Using Mathlink Cubes to Introduce Data Wrangling with Examples in R
Lucy D'Agostino McGowan
TL;DR
The paper addresses the challenge of teaching data wrangling to undergraduates by introducing a tangible, manipulative-based approach that precedes coding. It introduces mathlink cubes as a physical representation of a data frame and maps common wrangling operations to cube manipulations before translating them into R/dplyr code. Through a 75-minute classroom activity with groups of three, the authors demonstrate how filtering, selecting, mutating, arranging, grouping, and summarizing can be practiced hands-on and then implemented in R, with positive student feedback. The work suggests that concrete manipulatives can facilitate collaboration, reduce coding anxiety, and provide a scalable blueprint for undergraduate data science pedagogy, with resources and slides available for replication.
Abstract
This paper explores an innovative approach to teaching data wrangling skills to students through hands-on activities before transitioning to coding.
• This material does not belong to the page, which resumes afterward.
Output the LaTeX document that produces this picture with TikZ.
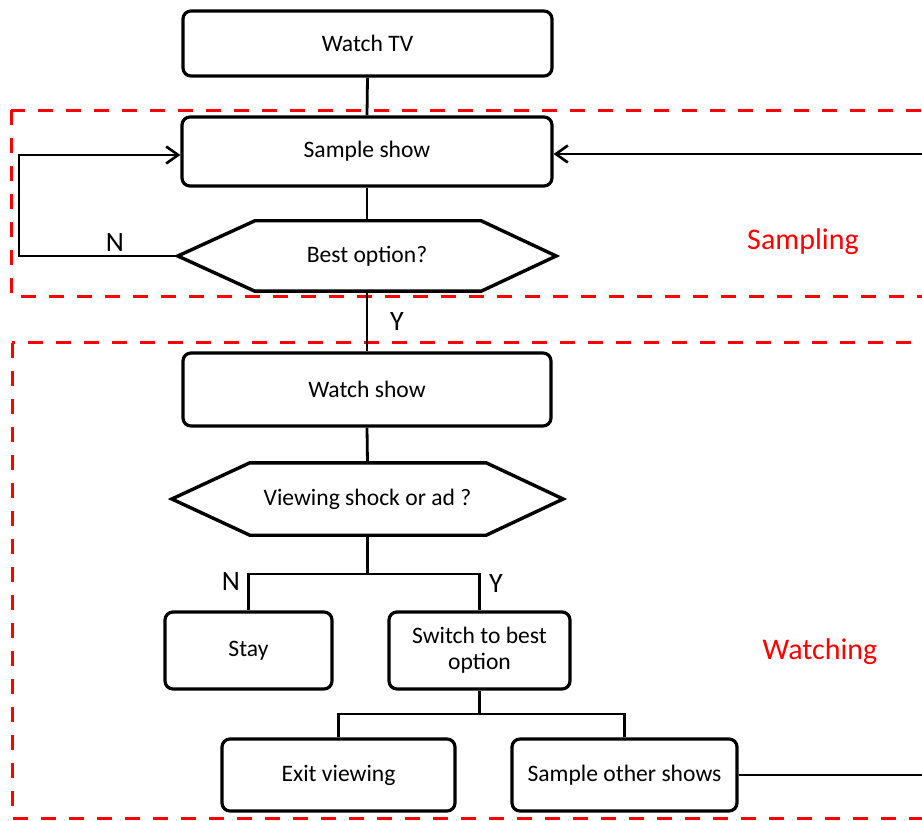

Data wrangling, a critical aspect of data analysis, involves cleaning, transforming, and restructuring data. We introduce the use of a physical tool, mathlink cubes, to facilitate a tangible understanding of data sets. This approach helps students grasp the concepts of data wrangling before implementing them in coding languages such as R. We detail a classroom activity that includes hands-on tasks paralleling common data wrangling processes such as filtering, selecting, and mutating, followed by their coding equivalents using R's `dplyr` package.